MATERIAL:
####################

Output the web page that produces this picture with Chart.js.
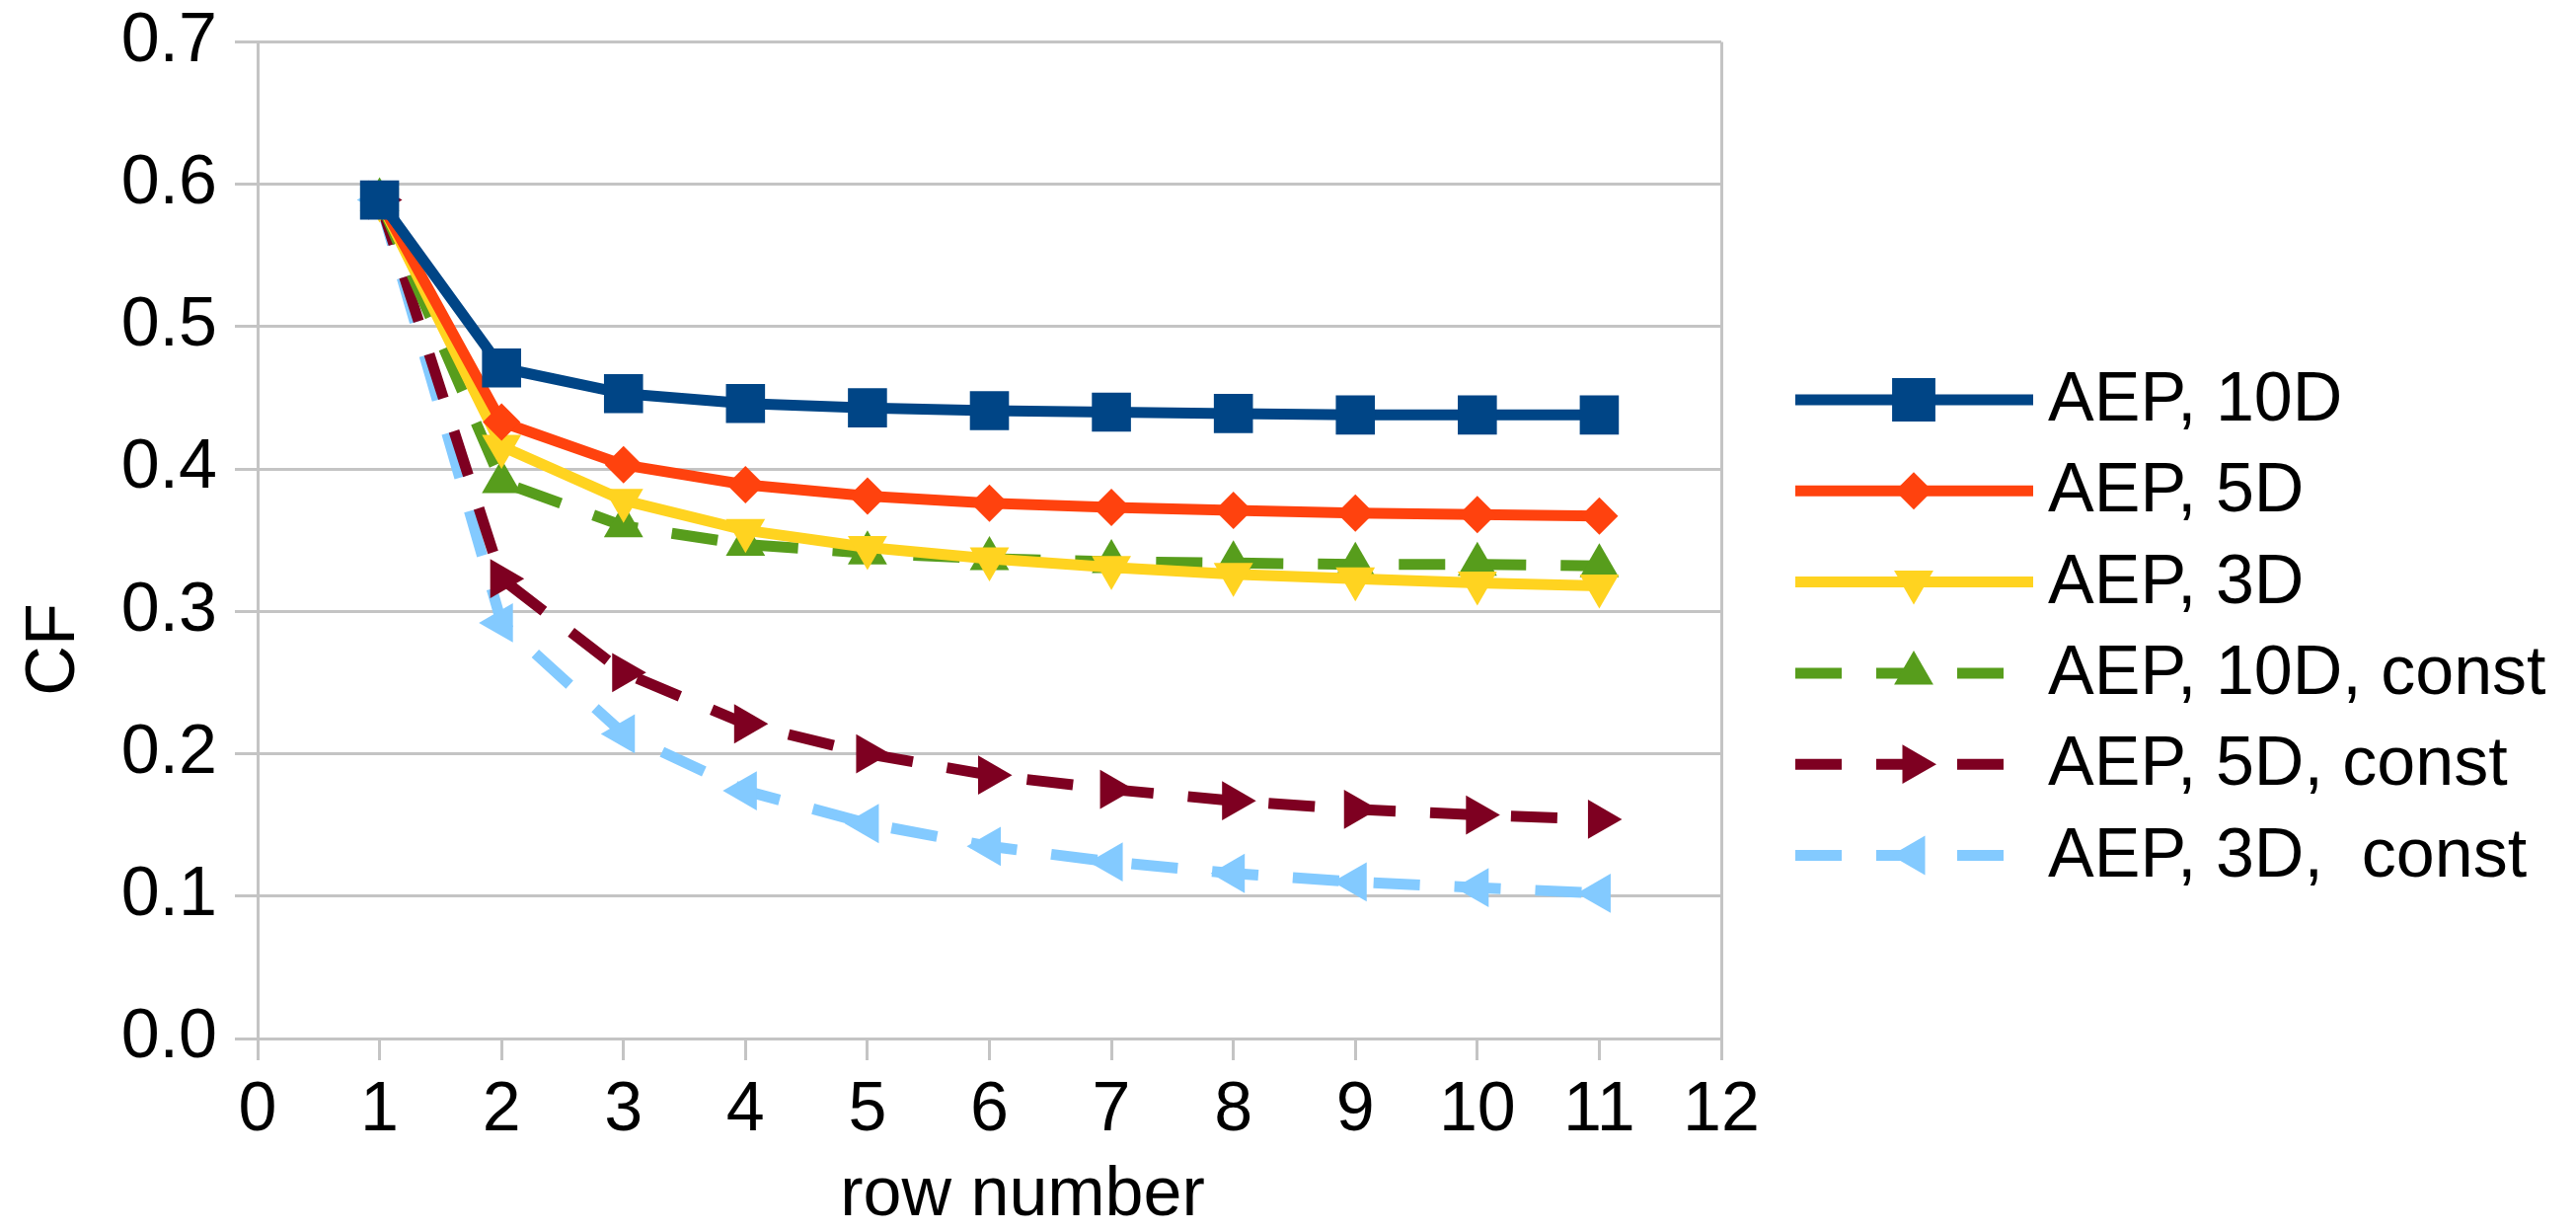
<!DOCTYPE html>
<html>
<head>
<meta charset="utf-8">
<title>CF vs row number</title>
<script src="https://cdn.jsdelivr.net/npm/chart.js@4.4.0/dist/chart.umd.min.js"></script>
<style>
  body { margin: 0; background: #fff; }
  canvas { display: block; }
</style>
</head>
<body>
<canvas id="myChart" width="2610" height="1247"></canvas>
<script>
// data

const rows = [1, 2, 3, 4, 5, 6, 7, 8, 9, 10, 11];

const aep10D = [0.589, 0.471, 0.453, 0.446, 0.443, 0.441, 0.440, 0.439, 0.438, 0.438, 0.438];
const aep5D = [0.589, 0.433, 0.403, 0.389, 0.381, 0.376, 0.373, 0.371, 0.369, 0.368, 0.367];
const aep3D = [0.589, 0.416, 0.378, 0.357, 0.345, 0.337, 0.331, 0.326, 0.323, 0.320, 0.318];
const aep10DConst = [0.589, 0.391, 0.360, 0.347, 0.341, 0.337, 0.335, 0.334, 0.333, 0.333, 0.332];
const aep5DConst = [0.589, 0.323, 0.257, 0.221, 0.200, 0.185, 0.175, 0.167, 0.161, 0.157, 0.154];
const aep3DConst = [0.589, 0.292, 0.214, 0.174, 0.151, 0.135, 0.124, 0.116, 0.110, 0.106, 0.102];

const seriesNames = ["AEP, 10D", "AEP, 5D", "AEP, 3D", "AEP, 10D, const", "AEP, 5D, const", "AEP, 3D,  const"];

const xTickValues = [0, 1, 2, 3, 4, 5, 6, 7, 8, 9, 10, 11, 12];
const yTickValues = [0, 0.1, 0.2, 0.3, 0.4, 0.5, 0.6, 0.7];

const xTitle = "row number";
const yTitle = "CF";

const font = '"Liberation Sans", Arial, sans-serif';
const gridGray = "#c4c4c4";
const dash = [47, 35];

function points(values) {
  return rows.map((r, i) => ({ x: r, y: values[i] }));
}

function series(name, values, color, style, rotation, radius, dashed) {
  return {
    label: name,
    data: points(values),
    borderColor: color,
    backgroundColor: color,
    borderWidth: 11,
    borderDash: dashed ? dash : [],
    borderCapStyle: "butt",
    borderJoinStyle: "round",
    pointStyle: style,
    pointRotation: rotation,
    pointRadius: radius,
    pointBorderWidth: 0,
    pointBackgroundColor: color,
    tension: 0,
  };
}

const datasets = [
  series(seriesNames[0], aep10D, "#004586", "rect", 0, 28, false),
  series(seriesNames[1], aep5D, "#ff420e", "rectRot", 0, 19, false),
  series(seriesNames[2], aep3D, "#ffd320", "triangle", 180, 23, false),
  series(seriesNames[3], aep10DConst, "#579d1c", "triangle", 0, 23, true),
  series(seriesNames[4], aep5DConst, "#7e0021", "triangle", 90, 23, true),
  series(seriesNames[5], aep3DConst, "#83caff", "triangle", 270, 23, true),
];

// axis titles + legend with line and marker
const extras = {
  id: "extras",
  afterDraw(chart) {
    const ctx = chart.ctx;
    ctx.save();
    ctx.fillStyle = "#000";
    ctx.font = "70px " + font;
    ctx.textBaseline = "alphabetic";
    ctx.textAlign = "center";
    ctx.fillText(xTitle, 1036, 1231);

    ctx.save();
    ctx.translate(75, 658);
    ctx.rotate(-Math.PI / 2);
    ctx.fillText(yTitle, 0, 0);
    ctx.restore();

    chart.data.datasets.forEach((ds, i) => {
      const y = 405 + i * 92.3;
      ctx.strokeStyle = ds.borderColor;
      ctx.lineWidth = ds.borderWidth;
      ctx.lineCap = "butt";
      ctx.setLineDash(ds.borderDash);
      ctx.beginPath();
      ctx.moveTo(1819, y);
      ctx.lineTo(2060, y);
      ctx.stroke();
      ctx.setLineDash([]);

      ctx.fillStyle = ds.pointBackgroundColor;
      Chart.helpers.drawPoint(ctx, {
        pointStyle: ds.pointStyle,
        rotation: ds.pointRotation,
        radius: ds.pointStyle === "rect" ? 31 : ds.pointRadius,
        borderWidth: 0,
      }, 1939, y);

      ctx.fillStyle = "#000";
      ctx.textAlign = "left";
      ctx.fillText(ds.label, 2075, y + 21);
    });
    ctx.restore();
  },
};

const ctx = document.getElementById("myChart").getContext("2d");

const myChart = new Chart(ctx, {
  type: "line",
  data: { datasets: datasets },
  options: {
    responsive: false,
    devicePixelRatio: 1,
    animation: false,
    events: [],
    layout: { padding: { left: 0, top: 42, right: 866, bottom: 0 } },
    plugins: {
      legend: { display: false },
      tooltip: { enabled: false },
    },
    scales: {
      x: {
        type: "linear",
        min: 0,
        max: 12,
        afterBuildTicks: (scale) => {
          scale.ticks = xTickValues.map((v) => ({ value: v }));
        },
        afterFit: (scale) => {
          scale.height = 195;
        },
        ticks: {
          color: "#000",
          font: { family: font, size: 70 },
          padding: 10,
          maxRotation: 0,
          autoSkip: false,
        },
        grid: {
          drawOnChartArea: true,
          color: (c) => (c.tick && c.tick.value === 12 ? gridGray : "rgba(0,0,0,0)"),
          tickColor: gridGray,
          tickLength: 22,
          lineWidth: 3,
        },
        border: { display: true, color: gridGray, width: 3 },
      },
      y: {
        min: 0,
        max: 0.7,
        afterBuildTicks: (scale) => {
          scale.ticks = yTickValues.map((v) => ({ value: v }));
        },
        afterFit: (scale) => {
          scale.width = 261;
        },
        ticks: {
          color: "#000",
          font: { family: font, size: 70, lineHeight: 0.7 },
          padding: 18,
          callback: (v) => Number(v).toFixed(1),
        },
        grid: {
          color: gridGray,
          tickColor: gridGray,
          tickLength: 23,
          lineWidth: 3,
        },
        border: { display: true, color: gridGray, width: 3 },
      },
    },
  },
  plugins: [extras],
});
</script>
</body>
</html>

####################

PROBLEM TO WORK ON: What is needed is an exact reproduction of the data, pictures excluded.

ANSWER TO THIS EXERCISE:
Output the web page that produces this picture with Chart.js.
<!DOCTYPE html>
<html>
<head>
<meta charset="utf-8">
<title>CF vs row number</title>
<script src="https://cdn.jsdelivr.net/npm/chart.js@4.4.0/dist/chart.umd.min.js"></script>
<style>
  body { margin: 0; background: #fff; }
  canvas { display: block; }
</style>
</head>
<body>
<canvas id="myChart" width="2610" height="1247"></canvas>
<script>
// data

const rows = [1, 2, 3, 4, 5, 6, 7, 8, 9, 10, 11];

const aep10D = [0.589, 0.471, 0.453, 0.446, 0.443, 0.441, 0.440, 0.439, 0.438, 0.438, 0.438];
const aep5D = [0.589, 0.433, 0.403, 0.389, 0.381, 0.376, 0.373, 0.371, 0.369, 0.368, 0.367];
const aep3D = [0.589, 0.416, 0.378, 0.357, 0.345, 0.337, 0.331, 0.326, 0.323, 0.320, 0.318];
const aep10DConst = [0.589, 0.391, 0.360, 0.347, 0.341, 0.337, 0.335, 0.334, 0.333, 0.333, 0.332];
const aep5DConst = [0.589, 0.323, 0.257, 0.221, 0.200, 0.185, 0.175, 0.167, 0.161, 0.157, 0.154];
const aep3DConst = [0.589, 0.292, 0.214, 0.174, 0.151, 0.135, 0.124, 0.116, 0.110, 0.106, 0.102];

const seriesNames = ["AEP, 10D", "AEP, 5D", "AEP, 3D", "AEP, 10D, const", "AEP, 5D, const", "AEP, 3D,  const"];

const xTickValues = [0, 1, 2, 3, 4, 5, 6, 7, 8, 9, 10, 11, 12];
const yTickValues = [0, 0.1, 0.2, 0.3, 0.4, 0.5, 0.6, 0.7];

const xTitle = "row number";
const yTitle = "CF";

const font = '"Liberation Sans", Arial, sans-serif';
const gridGray = "#c4c4c4";
const dash = [47, 35];

function points(values) {
  return rows.map((r, i) => ({ x: r, y: values[i] }));
}

function series(name, values, color, style, rotation, radius, dashed) {
  return {
    label: name,
    data: points(values),
    borderColor: color,
    backgroundColor: color,
    borderWidth: 11,
    borderDash: dashed ? dash : [],
    borderCapStyle: "butt",
    borderJoinStyle: "round",
    pointStyle: style,
    pointRotation: rotation,
    pointRadius: radius,
    pointBorderWidth: 0,
    pointBackgroundColor: color,
    tension: 0,
  };
}

const datasets = [
  series(seriesNames[0], aep10D, "#004586", "rect", 0, 28, false),
  series(seriesNames[1], aep5D, "#ff420e", "rectRot", 0, 19, false),
  series(seriesNames[2], aep3D, "#ffd320", "triangle", 180, 23, false),
  series(seriesNames[3], aep10DConst, "#579d1c", "triangle", 0, 23, true),
  series(seriesNames[4], aep5DConst, "#7e0021", "triangle", 90, 23, true),
  series(seriesNames[5], aep3DConst, "#83caff", "triangle", 270, 23, true),
];

// axis titles + legend with line and marker
const extras = {
  id: "extras",
  afterDraw(chart) {
    const ctx = chart.ctx;
    ctx.save();
    ctx.fillStyle = "#000";
    ctx.font = "70px " + font;
    ctx.textBaseline = "alphabetic";
    ctx.textAlign = "center";
    ctx.fillText(xTitle, 1036, 1231);

    ctx.save();
    ctx.translate(75, 658);
    ctx.rotate(-Math.PI / 2);
    ctx.fillText(yTitle, 0, 0);
    ctx.restore();

    chart.data.datasets.forEach((ds, i) => {
      const y = 405 + i * 92.3;
      ctx.strokeStyle = ds.borderColor;
      ctx.lineWidth = ds.borderWidth;
      ctx.lineCap = "butt";
      ctx.setLineDash(ds.borderDash);
      ctx.beginPath();
      ctx.moveTo(1819, y);
      ctx.lineTo(2060, y);
      ctx.stroke();
      ctx.setLineDash([]);

      ctx.fillStyle = ds.pointBackgroundColor;
      Chart.helpers.drawPoint(ctx, {
        pointStyle: ds.pointStyle,
        rotation: ds.pointRotation,
        radius: ds.pointStyle === "rect" ? 31 : ds.pointRadius,
        borderWidth: 0,
      }, 1939, y);

      ctx.fillStyle = "#000";
      ctx.textAlign = "left";
      ctx.fillText(ds.label, 2075, y + 21);
    });
    ctx.restore();
  },
};

const ctx = document.getElementById("myChart").getContext("2d");

const myChart = new Chart(ctx, {
  type: "line",
  data: { datasets: datasets },
  options: {
    responsive: false,
    devicePixelRatio: 1,
    animation: false,
    events: [],
    layout: { padding: { left: 0, top: 42, right: 866, bottom: 0 } },
    plugins: {
      legend: { display: false },
      tooltip: { enabled: false },
    },
    scales: {
      x: {
        type: "linear",
        min: 0,
        max: 12,
        afterBuildTicks: (scale) => {
          scale.ticks = xTickValues.map((v) => ({ value: v }));
        },
        afterFit: (scale) => {
          scale.height = 195;
        },
        ticks: {
          color: "#000",
          font: { family: font, size: 70 },
          padding: 10,
          maxRotation: 0,
          autoSkip: false,
        },
        grid: {
          drawOnChartArea: true,
          color: (c) => (c.tick && c.tick.value === 12 ? gridGray : "rgba(0,0,0,0)"),
          tickColor: gridGray,
          tickLength: 22,
          lineWidth: 3,
        },
        border: { display: true, color: gridGray, width: 3 },
      },
      y: {
        min: 0,
        max: 0.7,
        afterBuildTicks: (scale) => {
          scale.ticks = yTickValues.map((v) => ({ value: v }));
        },
        afterFit: (scale) => {
          scale.width = 261;
        },
        ticks: {
          color: "#000",
          font: { family: font, size: 70, lineHeight: 0.7 },
          padding: 18,
          callback: (v) => Number(v).toFixed(1),
        },
        grid: {
          color: gridGray,
          tickColor: gridGray,
          tickLength: 23,
          lineWidth: 3,
        },
        border: { display: true, color: gridGray, width: 3 },
      },
    },
  },
  plugins: [extras],
});
</script>
</body>
</html>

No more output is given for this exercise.